3. Probing Symmetries via Entanglement Asymmetry (EA): The study measured the EA to quantify symmetry breaking within subsystems. The results revealed a sharp transition in the thermodynamic limit: for subsystems smaller than half the system ($L_A < L/2$), the EA vanishes (symmetry preserved), while for $L_A > L/2$, the EA grows logarithmically (symmetry broken). This confirms the theoretical prediction that Haar-random states exhibit a transition from symmetric to non-symmetric behavior at the half-system size.
4. Mapping Entanglement Phase Diagrams: By analyzing the ratio $\tilde{r}_2$ of partially transposed moments for a tripartite system, the authors experimentally mapped the entanglement phase diagram. They observed transitions between the Maximally Entangled (ME), Entanglement Saturation (ES), and Positive Partial Transpose (PPT) phases, consistent with theoretical predictions for Haar-random ensembles.

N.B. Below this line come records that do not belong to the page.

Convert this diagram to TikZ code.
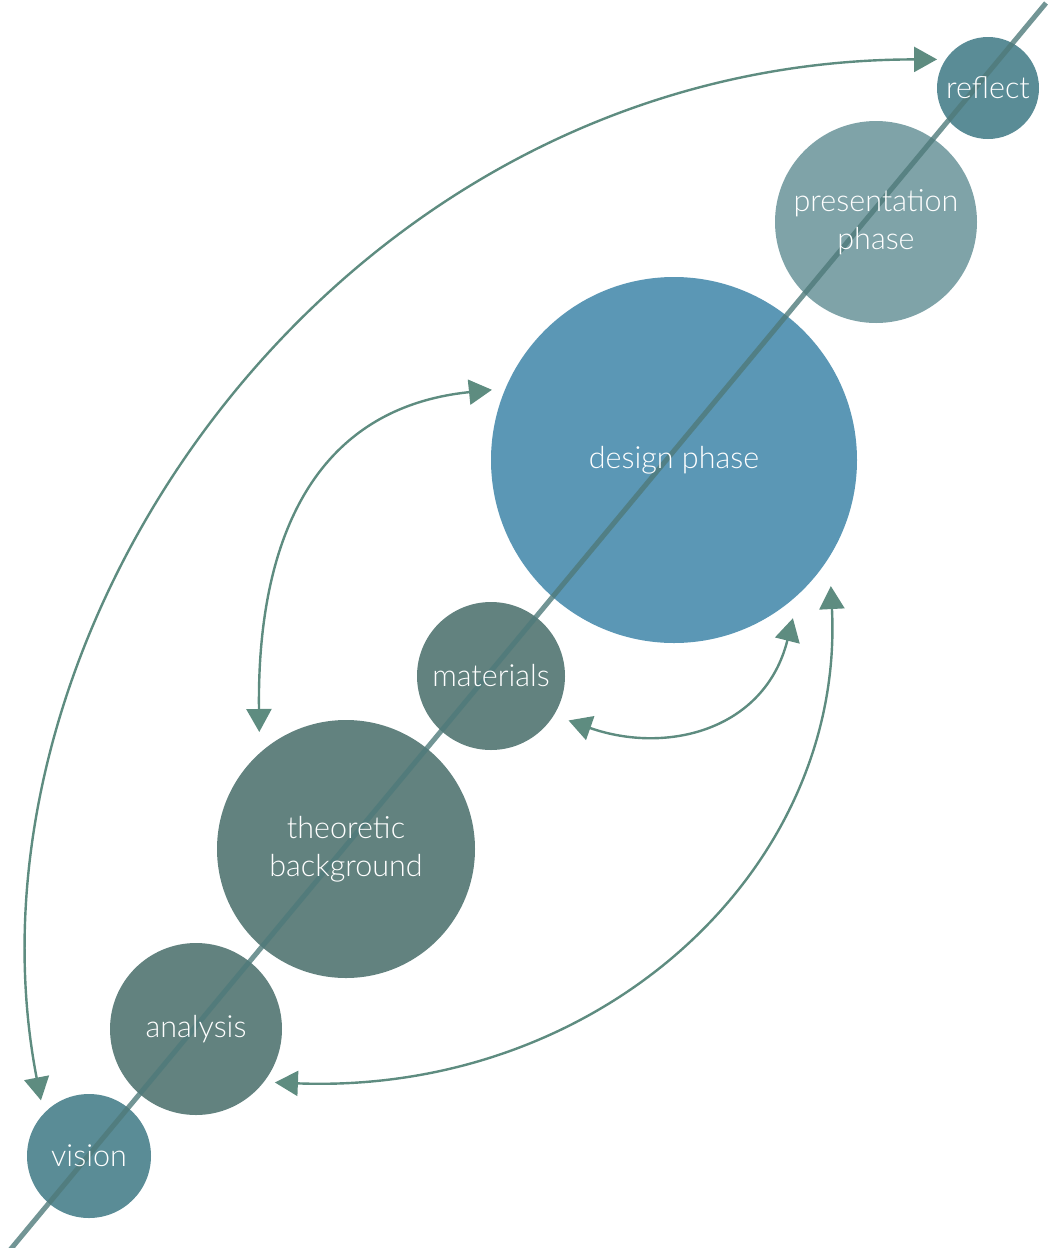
\documentclass[tikz,border=0pt]{standalone}
\usepackage{fontspec}
\setmainfont{Lato Light}
\usetikzlibrary{arrows.meta}
\definecolor{cReflect}{HTML}{5A8C96}
\definecolor{cPres}{HTML}{7FA3A8}
\definecolor{cDesign}{HTML}{5B97B5}
\definecolor{cGreen}{HTML}{62827F}
\definecolor{cVision}{HTML}{5A8C96}
\definecolor{cLine}{HTML}{4F7A7A}
\definecolor{cArrow}{HTML}{5E8C80}
\tikzset{
  bubble/.style={circle, inner sep=0pt},
  caption/.style={text=white, align=center, inner sep=0pt,
    font=\fontsize{30.5}{38}\selectfont},
  link/.style={draw=cArrow, line width=2.4pt,
    {Triangle[length=23pt,width=25pt]}-{Triangle[length=23pt,width=25pt]}},
  axis/.style={draw=cLine, line width=5pt, opacity=0.8}
}
\begin{document}
\begin{tikzpicture}[x=1pt,y=-1pt]
\useasboundingbox (0,0) rectangle (1049,1248);
% circles
\node[bubble, fill=cReflect, minimum size=102pt] (reflect) at (988,88) {};
\node[bubble, fill=cPres, minimum size=202pt] (pres) at (876,222) {};
\node[bubble, fill=cDesign, minimum size=366pt] (design) at (674,460) {};
\node[bubble, fill=cGreen, minimum size=148pt] (materials) at (491,676) {};
\node[bubble, fill=cGreen, minimum size=258pt] (theory) at (346,849) {};
\node[bubble, fill=cGreen, minimum size=172pt] (analysis) at (196,1029) {};
\node[bubble, fill=cVision, minimum size=124pt] (vision) at (89,1156) {};
% axis line
\coordinate (ls) at (10,1250);
\coordinate (le) at (1046,3);
\draw[axis] (ls) -- (le);
% captions
\node[caption] (reflectT) at (reflect) {reflect};
\node[caption] (presT) at (pres) {presentation\\phase};
\node[caption] (designT) at (design) {design phase};
\node[caption] (materialsT) at (materials) {materials};
\node[caption] (theoryT) at (theory) {theoretic\\background};
\node[caption] (analysisT) at (analysis) {analysis};
\node[caption] (visionT) at (vision) {vision};
% connectors
\draw[link, shorten <=13.5pt, shorten >=8.5pt] (vision.137.5) .. controls (-51,623) and (345,60) .. (reflect.146.7);
\draw[link, shorten <=13.5pt, shorten >=21pt] (design.157) .. controls (305,409) and (257,554) .. (theory.132.5);
\draw[link, shorten <=15.5pt, shorten >=25pt] (materials.-32.7) .. controls (667,755) and (765,730) .. (design.-47);
\draw[link, shorten <=11pt, shorten >=29pt] (analysis.-38) .. controls (600,1095) and (845,870) .. (design.-32.7);
\end{tikzpicture}
\end{document}
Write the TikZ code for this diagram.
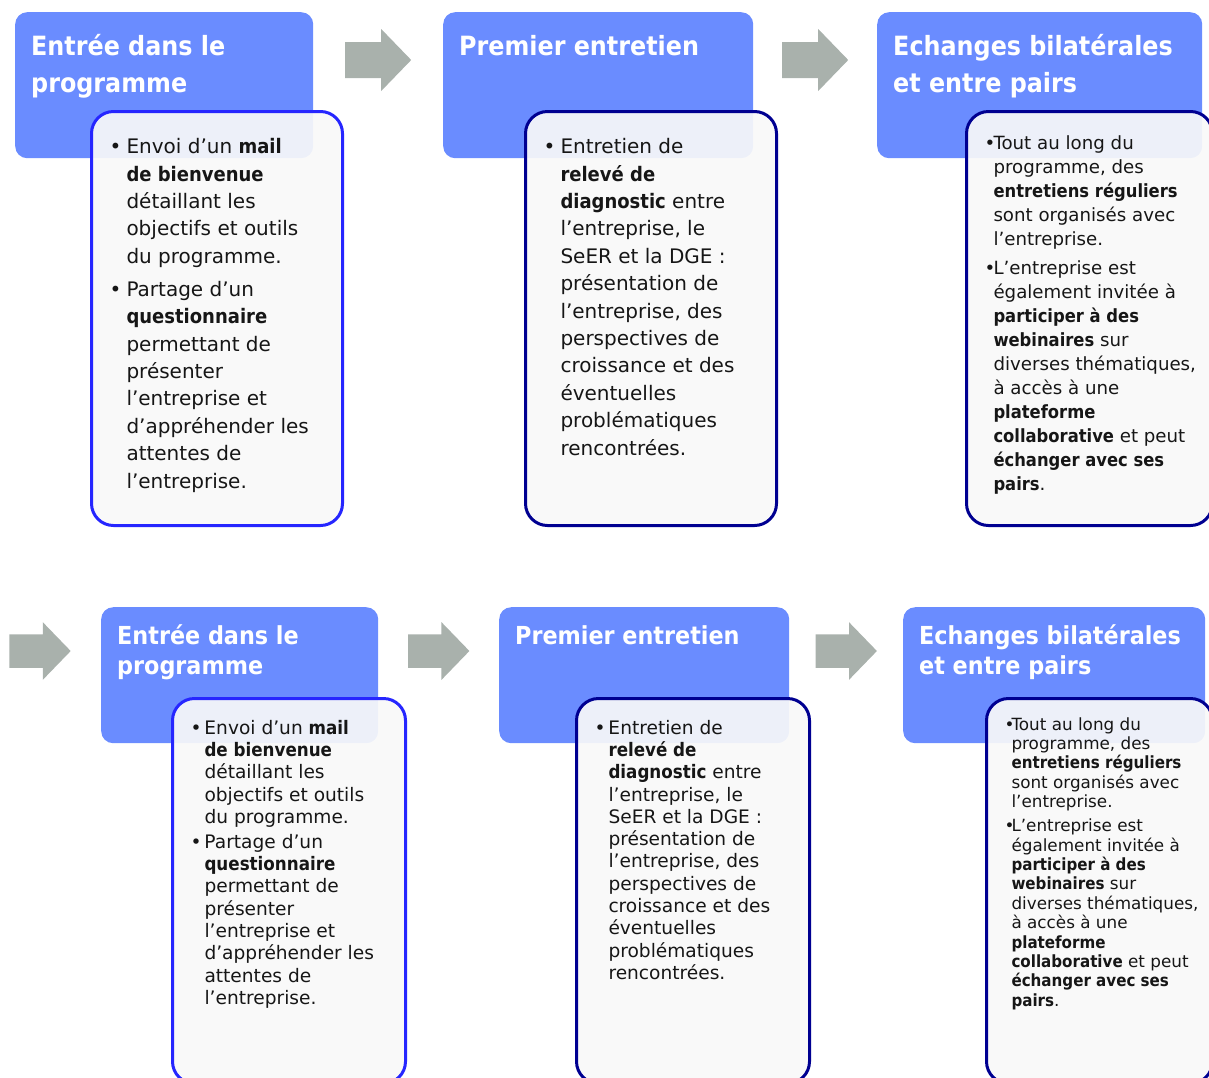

5. Out-of-Equilibrium Dynamics: The protocol was used to track the time evolution of entanglement entropy and EA. The data showed that entropy grows and saturates to the Haar-random value, while EA exhibits distinct relaxation behaviors depending on the subsystem size, peaking before decaying to the stationary value.

Significance
The paper claims that these results offer an experimental perspective on the typical entanglement and symmetry properties of many-body quantum systems. By successfully generating and characterizing approximate $k$-designs on a superconducting processor, the work demonstrates the feasibility of using efficient, randomized-measurement-based protocols to study complex many-body quantum dynamics. The authors posit that this approach provides a scalable pathway to probe universal features of generic quantum many-body ergodic dynamics, moving beyond the study of specific microscopic models. Furthermore, the work lays the groundwork for future investigations into chaotic dynamics in the presence of conservation laws and global symmetries, suggesting that extending the protocol to generate symmetry-constrained random ensembles is a viable next step.